Miles is proof that a young athlete can play at least two sports and be successful. Proof that one sport helps another. Proof that it’s possible to avoid burnout at a young age.

“Oh, my gosh, that’s what I’m scared of when I stop playing soccer,” she said, “that I’m just gonna be consumed with basketball.”

Miles might be on the fast track to the WNBA, and she has a ceiling of “being one of the great women’s basketball players in the world,” Clark said, but one of her lasting legacies might be showing other athletes that it’s OK to play two sports.

“Like, if you’re thinking, ‘I don’t want to go to the gym today,’ you need to take breaks,” Clark said. “Professionals do it. LeBron’s not grinding all the time. They need that break, and maybe you need to go do something else and, especially, if it’s a sport where it’s fun and you can do it in a way that’s uplifting.”

Miles started playing soccer as soon as she could walk. Her father grew up playing soccer and introduced her to sports. He initially wanted her to be a runner because that was his other sport. She had no desire to run but loved soccer.

“We would go out in the backyard for countless hours and just kick around or go to a field and shoot in the net, whatever it be,” she said. “We were always together, always kicking around a soccer ball. Whenever you saw us together, there was always a ball, like, next to us.”

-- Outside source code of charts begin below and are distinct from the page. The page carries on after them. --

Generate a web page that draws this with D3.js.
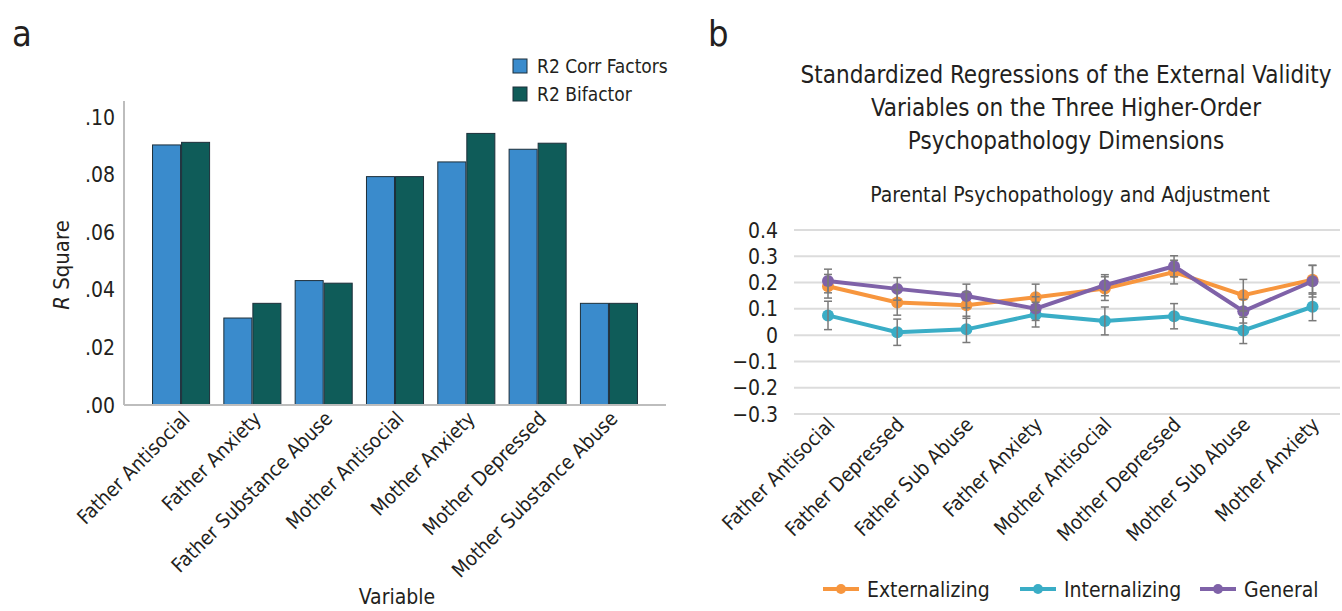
<!DOCTYPE html>
<html>
<head>
<meta charset="utf-8">
<script src="https://cdn.jsdelivr.net/npm/d3@7"></script>
<style>
  body { margin: 0; background: #fff; }
  text { font-family: "Liberation Sans Narrow", "DejaVu Sans Condensed", "Roboto", sans-serif; fill: #231f20; }
</style>
</head>
<body>
<div id="chart"></div>
<script>
// panel a data
var barCategories = ["Father Antisocial", "Father Anxiety", "Father Substance Abuse",
  "Mother Antisocial", "Mother Anxiety", "Mother Depressed", "Mother Substance Abuse"];
var barSeries = ["R2 Corr Factors", "R2 Bifactor"];
var r2Corr = [0.0903, 0.0302, 0.0432, 0.0793, 0.0844, 0.0888, 0.0353];
var r2Bifactor = [0.0912, 0.0353, 0.0423, 0.0793, 0.0943, 0.0909, 0.0353];
var barTicks = [0, 0.02, 0.04, 0.06, 0.08, 0.10];

// panel b data
var lineCategories = ["Father Antisocial", "Father Depressed", "Father Sub Abuse", "Father Anxiety",
  "Mother Antisocial", "Mother Depressed", "Mother Sub Abuse", "Mother Anxiety"];
var lineSeries = ["Externalizing", "Internalizing", "General"];
var externalizing = [0.186, 0.124, 0.114, 0.144, 0.177, 0.240, 0.152, 0.211];
var internalizing = [0.075, 0.011, 0.022, 0.078, 0.054, 0.072, 0.018, 0.108];
var general = [0.206, 0.176, 0.149, 0.101, 0.190, 0.262, 0.091, 0.205];
var externalizingErr = [0.045, 0.048, 0.05, 0.05, 0.045, 0.045, 0.06, 0.055];
var internalizingErr = [0.054, 0.05, 0.05, 0.047, 0.053, 0.048, 0.05, 0.053];
var generalErr = [0.045, 0.043, 0.045, 0.045, 0.04, 0.04, 0.045, 0.06];
var lineTicks = [0.4, 0.3, 0.2, 0.1, 0, -0.1, -0.2, -0.3];

var svg = d3.select("#chart").append("svg")
  .attr("width", 1342)
  .attr("height", 611);

// ---------- panel a ----------
var barColors = ["#3a8bcc", "#0f5c59"];

svg.append("text").attr("x", 12).attr("y", 46)
  .attr("font-size", "36px").text("a");

var xa = d3.scaleBand().domain(barCategories).range([124, 666]).paddingOuter(0.3).paddingInner(0);
var xaInner = d3.scaleBand().domain(barSeries).range([0, xa.bandwidth() * 0.8]).paddingInner(0.035);
var ya = d3.scaleLinear().domain([0, 0.10]).range([405, 117]);

// y axis line
svg.append("line").attr("x1", 124).attr("x2", 124).attr("y1", 101).attr("y2", 405)
  .attr("stroke", "#bdbdbd").attr("stroke-width", 2);

// y tick labels
svg.selectAll(".ya-tick").data(barTicks).enter().append("text")
  .attr("x", 115)
  .attr("y", function (d) { return ya(d); })
  .attr("dy", "0.36em")
  .attr("text-anchor", "end")
  .attr("font-size", "21px")
  .text(function (d) { return d3.format(".2f")(d).replace(/^0/, ""); });

var barData = [];
barCategories.forEach(function (c, i) {
  barData.push({ cat: c, series: barSeries[0], value: r2Corr[i], k: 0 });
  barData.push({ cat: c, series: barSeries[1], value: r2Bifactor[i], k: 1 });
});

svg.selectAll(".bar").data(barData).enter().append("rect")
  .attr("x", function (d) { return xa(d.cat) + xa.bandwidth() * 0.1 + xaInner(d.series); })
  .attr("y", function (d) { return ya(d.value); })
  .attr("width", xaInner.bandwidth())
  .attr("height", function (d) { return 405 - ya(d.value); })
  .attr("fill", function (d) { return barColors[d.k]; })
  .attr("stroke", "#1d2f3a")
  .attr("stroke-width", 1);

// x axis line
svg.append("line").attr("x1", 124).attr("x2", 666).attr("y1", 405).attr("y2", 405)
  .attr("stroke", "#bdbdbd").attr("stroke-width", 2);

// x tick labels
svg.selectAll(".xa-tick").data(barCategories).enter().append("text")
  .attr("text-anchor", "end")
  .attr("font-size", "20px")
  .attr("transform", function (d) {
    return "translate(" + (xa(d) + xa.bandwidth() / 2 + 10) + ",420) rotate(-45)";
  })
  .text(function (d) { return d; });

svg.append("text").attr("x", 397).attr("y", 604)
  .attr("text-anchor", "middle").attr("font-size", "21px").text("Variable");

var yTitle = svg.append("text")
  .attr("transform", "translate(69,265) rotate(-90)")
  .attr("text-anchor", "middle").attr("font-size", "22px");
yTitle.append("tspan").attr("font-style", "italic").text("R");
yTitle.append("tspan").text(" Square");

// legend a
var legA = svg.selectAll(".leg-a").data(barSeries).enter().append("g")
  .attr("transform", function (d, i) { return "translate(513," + (59 + i * 28) + ")"; });
legA.append("rect").attr("width", 14).attr("height", 14)
  .attr("fill", function (d, i) { return barColors[i]; })
  .attr("stroke", "#1d2f3a").attr("stroke-width", 1);
legA.append("text").attr("x", 24).attr("y", 7).attr("dy", "0.36em")
  .attr("font-size", "19px").text(function (d) { return d; });

// ---------- panel b ----------
var lineColors = ["#f7963e", "#3aadc6", "#7f62a8"];

svg.append("text").attr("x", 708).attr("y", 46)
  .attr("font-size", "36px").text("b");

var titleLines = ["Standardized Regressions of the External Validity",
  "Variables on the Three Higher-Order", "Psychopathology Dimensions"];
svg.selectAll(".title-b").data(titleLines).enter().append("text")
  .attr("x", 1066)
  .attr("y", function (d, i) { return 83 + i * 33; })
  .attr("text-anchor", "middle")
  .attr("font-size", "24px")
  .text(function (d) { return d; });

svg.append("text").attr("x", 1070).attr("y", 202)
  .attr("text-anchor", "middle").attr("font-size", "21px")
  .text("Parental Psychopathology and Adjustment");

var xb = d3.scalePoint().domain(lineCategories).range([828, 1312.5]);
var yb = d3.scaleLinear().domain([-0.3, 0.4]).range([414, 230]);

svg.selectAll(".grid-b").data(lineTicks).enter().append("line")
  .attr("x1", 794).attr("x2", 1340)
  .attr("y1", function (d) { return yb(d); })
  .attr("y2", function (d) { return yb(d); })
  .attr("stroke", "#dcdcdc").attr("stroke-width", 2);

svg.selectAll(".yb-tick").data(lineTicks).enter().append("text")
  .attr("x", 778)
  .attr("y", function (d) { return yb(d); })
  .attr("dy", "0.36em")
  .attr("text-anchor", "end")
  .attr("font-size", "21px")
  .text(function (d) { return d === 0 ? "0" : (d < 0 ? "\u2212" : "") + Math.abs(d).toFixed(1); });

svg.selectAll(".xb-tick").data(lineCategories).enter().append("text")
  .attr("text-anchor", "end")
  .attr("font-size", "20px")
  .attr("transform", function (d) {
    return "translate(" + (xb(d) + 8) + ",426) rotate(-45)";
  })
  .text(function (d) { return d; });

var seriesData = [
  { name: lineSeries[0], values: externalizing, err: externalizingErr, color: lineColors[0] },
  { name: lineSeries[1], values: internalizing, err: internalizingErr, color: lineColors[1] },
  { name: lineSeries[2], values: general, err: generalErr, color: lineColors[2] }
];

var line = d3.line()
  .x(function (d, i) { return xb(lineCategories[i]); })
  .y(function (d) { return yb(d); });

seriesData.forEach(function (s) {
  var g = svg.append("g");
  g.append("path").datum(s.values)
    .attr("d", line)
    .attr("fill", "none")
    .attr("stroke", s.color)
    .attr("stroke-width", 4);
  g.selectAll("circle").data(s.values).enter().append("circle")
    .attr("cx", function (d, i) { return xb(lineCategories[i]); })
    .attr("cy", function (d) { return yb(d); })
    .attr("r", 6)
    .attr("fill", s.color);
});

// error bars on top
seriesData.forEach(function (s) {
  var g = svg.append("g").attr("stroke", "#7a7a7a").attr("stroke-width", 1.5);
  s.values.forEach(function (v, i) {
    var x = xb(lineCategories[i]);
    var top = yb(v + s.err[i]), bot = yb(v - s.err[i]);
    g.append("line").attr("x1", x).attr("x2", x).attr("y1", top).attr("y2", bot);
    g.append("line").attr("x1", x - 4).attr("x2", x + 4).attr("y1", top).attr("y2", top);
    g.append("line").attr("x1", x - 4).attr("x2", x + 4).attr("y1", bot).attr("y2", bot);
  });
});

// legend b
var legX = [823, 1020, 1200];
var legB = svg.selectAll(".leg-b").data(seriesData).enter().append("g")
  .attr("transform", function (d, i) { return "translate(" + legX[i] + ",589)"; });
legB.append("line").attr("x1", 0).attr("x2", 36).attr("y1", 0).attr("y2", 0)
  .attr("stroke", function (d) { return d.color; }).attr("stroke-width", 4);
legB.append("circle").attr("cx", 18).attr("cy", 0).attr("r", 5)
  .attr("fill", function (d) { return d.color; });
legB.append("text").attr("x", 44).attr("dy", "0.36em")
  .attr("font-size", "21px").text(function (d) { return d.name; });
</script>
</body>
</html>
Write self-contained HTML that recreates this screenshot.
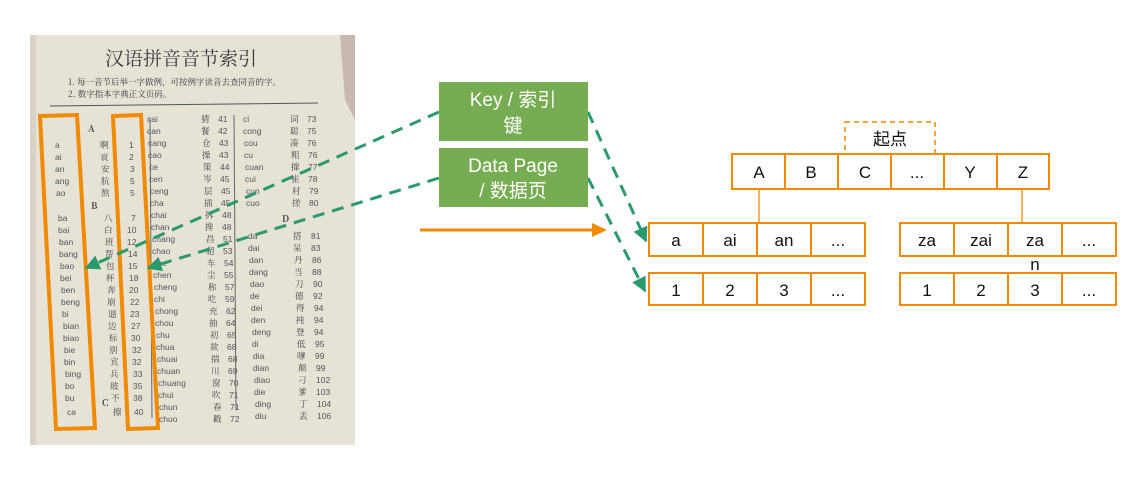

If time weren’t a factor, Miles would have liked to play soccer on more competitive levels, treating it similarly to how she did basketball, which she started playing in fourth grade. If she had done that, who knows how good she would’ve been.

“I talk about this with my parents all the time,” Miles said. “I probably would be really good.”

Clark gave Miles the idea of playing two sports in college and thinks there’s no doubt that she could be at least a Division I soccer player if she were to focus more on the sport. Miles’ dad has brought up the idea of practicing with the soccer team at whichever college she chooses, in part because he doesn’t want her to part ways with the sport and in part because of the physical benefits.

“It gets me, like, emotional thinking that I have to stop playing next year,” she said. “But it’s been a fun ride.”